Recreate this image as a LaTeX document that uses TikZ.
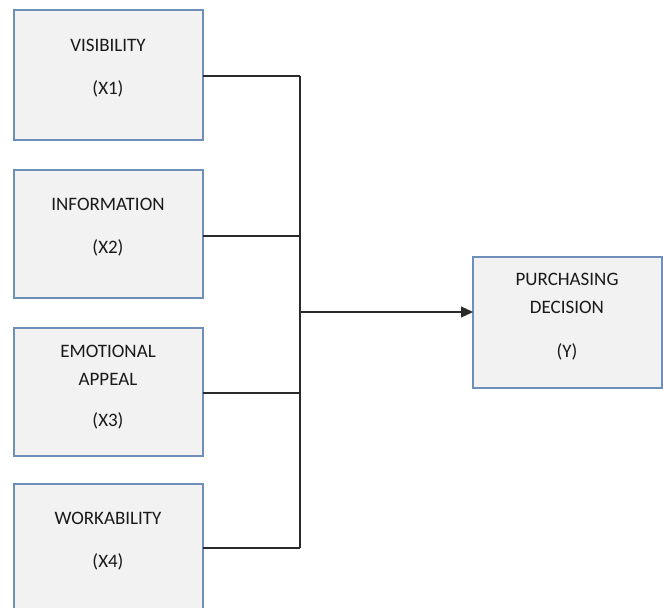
\documentclass[tikz,border=0pt]{standalone}
\usepackage{fontspec}
\setmainfont{Carlito}
\usetikzlibrary{arrows.meta}
\definecolor{boxfill}{HTML}{F2F2F2}
\definecolor{boxline}{HTML}{6E8FB8}
\definecolor{conn}{HTML}{2A2A2A}
\begin{document}
\begin{tikzpicture}[x=1pt,y=-1pt,
  varbox/.style={draw=boxline,line width=1.8pt,fill=boxfill,minimum width=189pt,inner sep=0pt,outer sep=0pt},
  lbl/.style={font=\fontsize{19}{21}\selectfont,text=black!90,inner sep=0pt,anchor=center},
  conline/.style={draw=conn,line width=1.1pt}]
\useasboundingbox (0,0) rectangle (663,607);
\clip (0,0) rectangle (663,607);
\fill[white] (0,0) rectangle (663,607);
% boxes
\node[varbox,minimum height=130pt] (b1) at (108.5,75) {};
\node[varbox,minimum height=128pt] (b2) at (108.5,234) {};
\node[varbox,minimum height=128pt] (b3) at (108.5,392) {};
\node[varbox,minimum height=128pt] (b4) at (108.5,548) {};
\node[varbox,minimum height=131pt] (y) at (567.5,322.5) {};
% labels
\node[lbl] (t1a) at (108,45) {VISIBILITY};
\node[lbl] (t1b) at (108,89) {(X1)};
\node[lbl] (t2a) at (108,204) {INFORMATION};
\node[lbl] (t2b) at (108,248) {(X2)};
\node[lbl] (t3a) at (108,351) {EMOTIONAL};
\node[lbl] (t3b) at (108,379) {APPEAL};
\node[lbl] (t3c) at (108,421) {(X3)};
\node[lbl] (t4a) at (108,518) {WORKABILITY};
\node[lbl] (t4b) at (108,562) {(X4)};
\node[lbl] (tya) at (567,279) {PURCHASING};
\node[lbl] (tyb) at (567,307) {DECISION};
\node[lbl] (tyc) at (567,352) {(Y)};
% junctions
\coordinate (j1) at (300,76);
\coordinate (j2) at (300,236);
\coordinate (j3) at (300,393);
\coordinate (j4) at (300,548);
\coordinate (jm) at (300,312);
\draw[conline] (b1.east |- j1) -- (j1);
\draw[conline] (b2.east |- j2) -- (j2);
\draw[conline] (b3.east |- j3) -- (j3);
\draw[conline] (b4.east |- j4) -- (j4);
\draw[conline] (j1) -- (j4);
\draw[conline,-{Triangle[length=12pt,width=11pt]}] (jm) -- (y.west |- jm);
\end{tikzpicture}
\end{document}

-=-=-

Using the data above, print every line exactly, omitting pictures.

Solution to the exercise —
Recreate this image as a LaTeX document that uses TikZ.
\documentclass[tikz,border=0pt]{standalone}
\usepackage{fontspec}
\setmainfont{Carlito}
\usetikzlibrary{arrows.meta}
\definecolor{boxfill}{HTML}{F2F2F2}
\definecolor{boxline}{HTML}{6E8FB8}
\definecolor{conn}{HTML}{2A2A2A}
\begin{document}
\begin{tikzpicture}[x=1pt,y=-1pt,
  varbox/.style={draw=boxline,line width=1.8pt,fill=boxfill,minimum width=189pt,inner sep=0pt,outer sep=0pt},
  lbl/.style={font=\fontsize{19}{21}\selectfont,text=black!90,inner sep=0pt,anchor=center},
  conline/.style={draw=conn,line width=1.1pt}]
\useasboundingbox (0,0) rectangle (663,607);
\clip (0,0) rectangle (663,607);
\fill[white] (0,0) rectangle (663,607);
% boxes
\node[varbox,minimum height=130pt] (b1) at (108.5,75) {};
\node[varbox,minimum height=128pt] (b2) at (108.5,234) {};
\node[varbox,minimum height=128pt] (b3) at (108.5,392) {};
\node[varbox,minimum height=128pt] (b4) at (108.5,548) {};
\node[varbox,minimum height=131pt] (y) at (567.5,322.5) {};
% labels
\node[lbl] (t1a) at (108,45) {VISIBILITY};
\node[lbl] (t1b) at (108,89) {(X1)};
\node[lbl] (t2a) at (108,204) {INFORMATION};
\node[lbl] (t2b) at (108,248) {(X2)};
\node[lbl] (t3a) at (108,351) {EMOTIONAL};
\node[lbl] (t3b) at (108,379) {APPEAL};
\node[lbl] (t3c) at (108,421) {(X3)};
\node[lbl] (t4a) at (108,518) {WORKABILITY};
\node[lbl] (t4b) at (108,562) {(X4)};
\node[lbl] (tya) at (567,279) {PURCHASING};
\node[lbl] (tyb) at (567,307) {DECISION};
\node[lbl] (tyc) at (567,352) {(Y)};
% junctions
\coordinate (j1) at (300,76);
\coordinate (j2) at (300,236);
\coordinate (j3) at (300,393);
\coordinate (j4) at (300,548);
\coordinate (jm) at (300,312);
\draw[conline] (b1.east |- j1) -- (j1);
\draw[conline] (b2.east |- j2) -- (j2);
\draw[conline] (b3.east |- j3) -- (j3);
\draw[conline] (b4.east |- j4) -- (j4);
\draw[conline] (j1) -- (j4);
\draw[conline,-{Triangle[length=12pt,width=11pt]}] (jm) -- (y.west |- jm);
\end{tikzpicture}
\end{document}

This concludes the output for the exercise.